Еще большее значение имел рост экономической роли провинций. Рим в течение всей имперской истории не мог снабжать себя необходимыми продуктами, и постоянно требовалась их доставка извне. Снабжение Рима, армии, чиновничества и императорского двора уже не могло удовлетвориться продуктами Италии. Более дорогое сельскохозяйственное и ремесленное производство Италии не выдерживало конкуренции с более дешевым производством ряда завоеванных стран, таких как Галлия, Египет или Азия. В результате многие провинции втягивались в общую экономическую систему римского Средиземноморья.

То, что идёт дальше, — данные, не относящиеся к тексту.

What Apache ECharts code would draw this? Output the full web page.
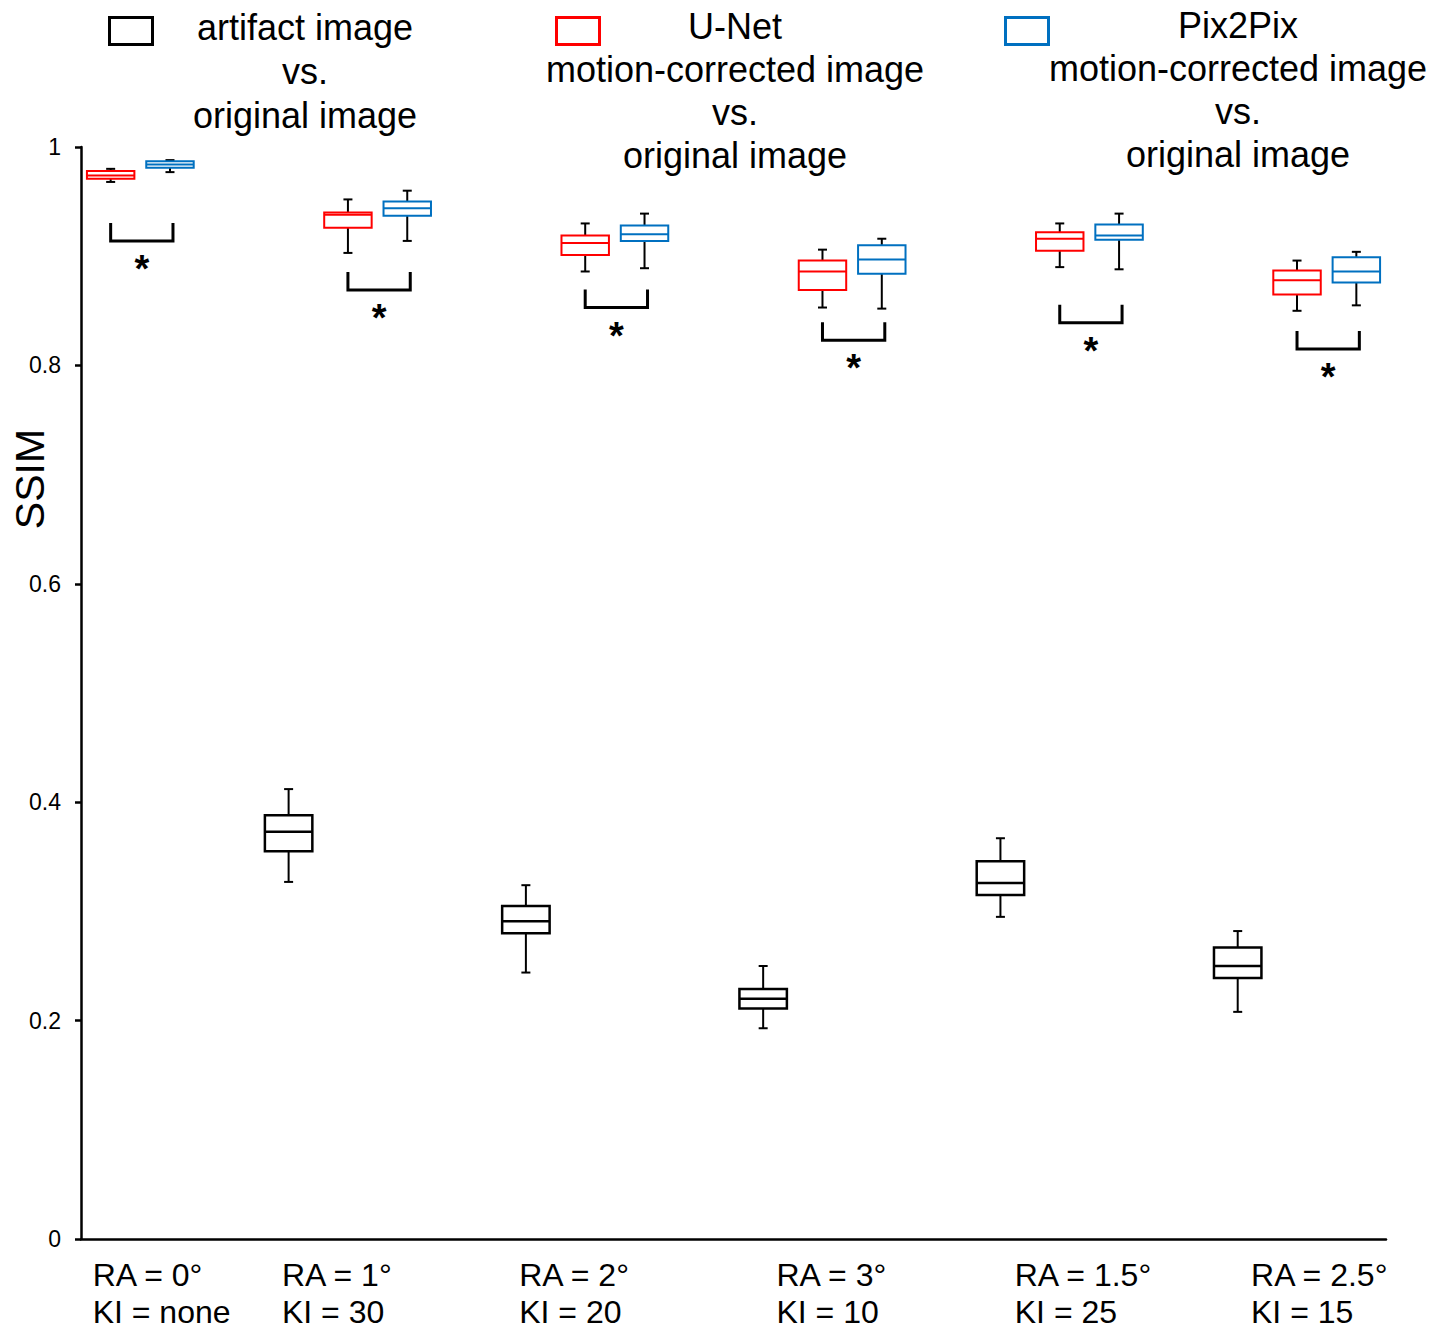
<!DOCTYPE html>
<html>
<head>
<meta charset="utf-8">
<script src="https://cdn.jsdelivr.net/npm/echarts@6/dist/echarts.min.js"></script>
<style>
  html, body { margin: 0; padding: 0; background: #fff; }
  #chart { width: 1436px; height: 1331px; }
</style>
</head>
<body>
<div id="chart"></div>
<script>
// x axis groups
const groupLabels = ['RA = 0°\nKI = none', 'RA = 1°\nKI = 30', 'RA = 2°\nKI = 20',
                     'RA = 3°\nKI = 10', 'RA = 1.5°\nKI = 25', 'RA = 2.5°\nKI = 15'];

// box stats per group: [min, q1, median, q3, max]
const artifactStats = [
  null,
  [0.327, 0.355, 0.373, 0.388, 0.412],
  [0.244, 0.280, 0.291, 0.305, 0.324],
  [0.193, 0.211, 0.220, 0.229, 0.250],
  [0.295, 0.315, 0.326, 0.346, 0.367],
  [0.208, 0.239, 0.250, 0.267, 0.282]
];
const unetStats = [
  [0.968, 0.971, 0.974, 0.978, 0.980],
  [0.903, 0.926, 0.938, 0.940, 0.952],
  [0.886, 0.901, 0.912, 0.919, 0.930],
  [0.853, 0.869, 0.886, 0.896, 0.906],
  [0.890, 0.905, 0.916, 0.922, 0.930],
  [0.850, 0.865, 0.878, 0.887, 0.896]
];
const pix2pixStats = [
  [0.977, 0.981, 0.984, 0.987, 0.988],
  [0.914, 0.937, 0.944, 0.950, 0.960],
  [0.889, 0.914, 0.920, 0.928, 0.939],
  [0.852, 0.884, 0.897, 0.910, 0.916],
  [0.888, 0.915, 0.919, 0.929, 0.939],
  [0.855, 0.876, 0.886, 0.899, 0.904]
];

// significance bracket (U-Net vs Pix2Pix) level and marker per group
const bracketLevels = [0.914, 0.869, 0.853, 0.823, 0.839, 0.815];
const significance = ['*', '*', '*', '*', '*', '*'];

const yTicks = [0, 0.2, 0.4, 0.6, 0.8, 1];

const seriesNames = ['artifact image vs. original image',
                     'U-Net motion-corrected image vs. original image',
                     'Pix2Pix motion-corrected image vs. original image'];
const legendTexts = ['artifact image\nvs.\noriginal image',
                     'U-Net\nmotion-corrected image\nvs.\noriginal image',
                     'Pix2Pix\nmotion-corrected image\nvs.\noriginal image'];
const colors = ['#000000', '#ff0000', '#0070c0'];

const FONT = '"Liberation Sans", Arial, sans-serif';

// each group takes 4 slots on the category axis: artifact, U-Net, Pix2Pix, gap
// (group 1 has no artifact box, so the axis starts at its U-Net slot)
const slotCount = groupLabels.length * 4 - 2;
const slotNames = [];
for (let i = 0; i < slotCount; i++) {
  slotNames.push(i % 4 === 0 ? groupLabels[i / 4] : 'slot' + i);
}
// how far each group label starts left of its U-Net slot (px)
const labelNudge = [18, 66, 66, 46, 45, 46];

function slotData(stats, offset) {
  const out = [];
  stats.forEach((s, g) => {
    const slot = 4 * g + offset;
    if (s && slot >= 0) out.push([slot].concat(s));
  });
  return out;
}

function boxRenderer(color, lineWidth) {
  return function (params, api) {
    const idx = api.value(0);
    const pMin = api.coord([idx, api.value(1)]);
    const x = pMin[0];
    const yMin = pMin[1];
    const yQ1 = api.coord([idx, api.value(2)])[1];
    const yMed = api.coord([idx, api.value(3)])[1];
    const yQ3 = api.coord([idx, api.value(4)])[1];
    const yMax = api.coord([idx, api.value(5)])[1];
    const half = api.size([1, 0])[0] * 0.4;
    const cap = 4.5;
    const whisker = { stroke: '#000', lineWidth: 2 };
    return {
      type: 'group',
      children: [
        { type: 'line', shape: { x1: x, y1: yMax, x2: x, y2: yQ3 }, style: whisker },
        { type: 'line', shape: { x1: x, y1: yQ1, x2: x, y2: yMin }, style: whisker },
        { type: 'line', shape: { x1: x - cap, y1: yMax, x2: x + cap, y2: yMax }, style: whisker },
        { type: 'line', shape: { x1: x - cap, y1: yMin, x2: x + cap, y2: yMin }, style: whisker },
        { type: 'rect', shape: { x: x - half, y: yQ3, width: half * 2, height: yQ1 - yQ3 },
          style: { fill: 'none', stroke: color, lineWidth: lineWidth } },
        { type: 'line', shape: { x1: x - half, y1: yMed, x2: x + half, y2: yMed },
          style: { stroke: color, lineWidth: lineWidth } }
      ]
    };
  };
}

function bracketRenderer(params, api) {
  const lv = api.value(2);
  const a = api.coord([api.value(0), lv]);
  const b = api.coord([api.value(1), lv]);
  const x1 = a[0], x2 = b[0] + 3, y = a[1];
  const arm = 18;
  return {
    type: 'group',
    children: [
      { type: 'polyline', shape: { points: [[x1, y - arm], [x1, y], [x2, y], [x2, y - arm]] },
        style: { fill: 'none', stroke: '#000', lineWidth: 3 } },
      { type: 'text', x: (x1 + x2) / 2, y: y + 28,
        style: { text: significance[params.dataIndex], fontFamily: FONT, fontSize: 38,
                 fontWeight: 'bold', fill: '#000', align: 'center', verticalAlign: 'middle' } }
    ]
  };
}

const rich = {};
labelNudge.forEach((w, g) => {
  rich['g' + g] = { width: w, align: 'left', fontFamily: FONT, fontSize: 32,
                    lineHeight: 37, color: '#000' };
});

const legendX = [305, 735, 1238];
const legendIconX = [107, 554, 1003];
const legendTextY = [5, 5, 4];
const legendLineH = [44, 43, 43];
const graphic = [];
legendTexts.forEach((t, i) => {
  graphic.push({
    type: 'rect', left: legendIconX[i], top: 15,
    shape: { width: 43, height: 27 },
    style: { fill: 'none', stroke: colors[i], lineWidth: 3 }
  });
  graphic.push({
    type: 'text', x: legendX[i], y: legendTextY[i],
    style: { text: t, fontFamily: FONT, fontSize: 36, lineHeight: legendLineH[i],
             align: 'center', verticalAlign: 'top', fill: '#000' }
  });
});
graphic.push({
  type: 'text', x: 30, y: 479, rotation: Math.PI / 2,
  style: { text: 'SSIM', fontFamily: FONT, fontSize: 41, fill: '#000',
           align: 'center', verticalAlign: 'middle' }
});

const chart = echarts.init(document.getElementById('chart'), null, { renderer: 'svg' });
chart.setOption({
  animation: false,
  backgroundColor: '#fff',
  grid: { left: 81, right: 50, top: 147, bottom: 92, containLabel: false },
  xAxis: {
    type: 'category',
    data: slotNames,
    boundaryGap: true,
    axisLine: { lineStyle: { color: '#000', width: 2.5 } },
    axisTick: { show: false },
    splitLine: { show: false },
    axisLabel: {
      interval: 0,
      align: 'right',
      margin: 17,
      formatter: function (value, index) {
        if (index % 4 !== 0) return '';
        const g = index / 4;
        return groupLabels[g].split('\n').map(l => '{g' + g + '|' + l + '}').join('\n');
      },
      rich: rich
    }
  },
  yAxis: {
    type: 'value',
    min: yTicks[0],
    max: yTicks[yTicks.length - 1],
    interval: 0.2,
    axisLine: { show: true, lineStyle: { color: '#000', width: 2.5 } },
    axisTick: { show: true, length: 6, lineStyle: { color: '#000', width: 2.5 } },
    splitLine: { show: false },
    axisLabel: { margin: 20, fontFamily: FONT, fontSize: 23, color: '#000' }
  },
  graphic: graphic,
  series: [
    { name: seriesNames[0], type: 'custom', renderItem: boxRenderer(colors[0], 2.5),
      encode: { x: 0, y: [1, 2, 3, 4, 5] }, data: slotData(artifactStats, -1) },
    { name: seriesNames[1], type: 'custom', renderItem: boxRenderer(colors[1], 2),
      encode: { x: 0, y: [1, 2, 3, 4, 5] }, data: slotData(unetStats, 0) },
    { name: seriesNames[2], type: 'custom', renderItem: boxRenderer(colors[2], 2),
      encode: { x: 0, y: [1, 2, 3, 4, 5] }, data: slotData(pix2pixStats, 1) },
    { name: 'significance', type: 'custom', renderItem: bracketRenderer,
      encode: { x: [0, 1], y: 2 },
      data: bracketLevels.map((lv, g) => [4 * g, 4 * g + 1, lv]) }
  ]
});
</script>
</body>
</html>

Вместе с этим все сильнее проявлялись и другие аспекты романизации. Провинции во все большей степени становились не просто завоеванными и эксплуатируемыми странами, «поместьями римского народа», как их определял Цицерон, а частями целостной системы, каковой была Римская империя. Время Августа в этом плане было переломным, несмотря на весь консерватизм его политики. При его преемниках процесс продолжался, хотя был еще относительно слаб. Некоторое ускорение произошло при Клавдии. В целом перспективы его развития для истории Римской империи были огромны. Римская держава все больше превращалась из конгломерата провинций под властью полиса Рима в средиземноморскую империю со столицей в Риме. Однако для завершения этого процесса было необходимо преодолеть сопротивление наиболее консервативных сил, каковыми были традиционная сенаторская знать (уже не столько лишь римская, сколько римско-италийская) и римский плебс, не желавший делиться с покоренными провинциалами своими привилегиями.
Таким образом, требования дальнейшего развития Римской империи вступали в противоречие с существовавшим порядком вещей, приведшее к острому политическому кризису в форме новой гражданской войны.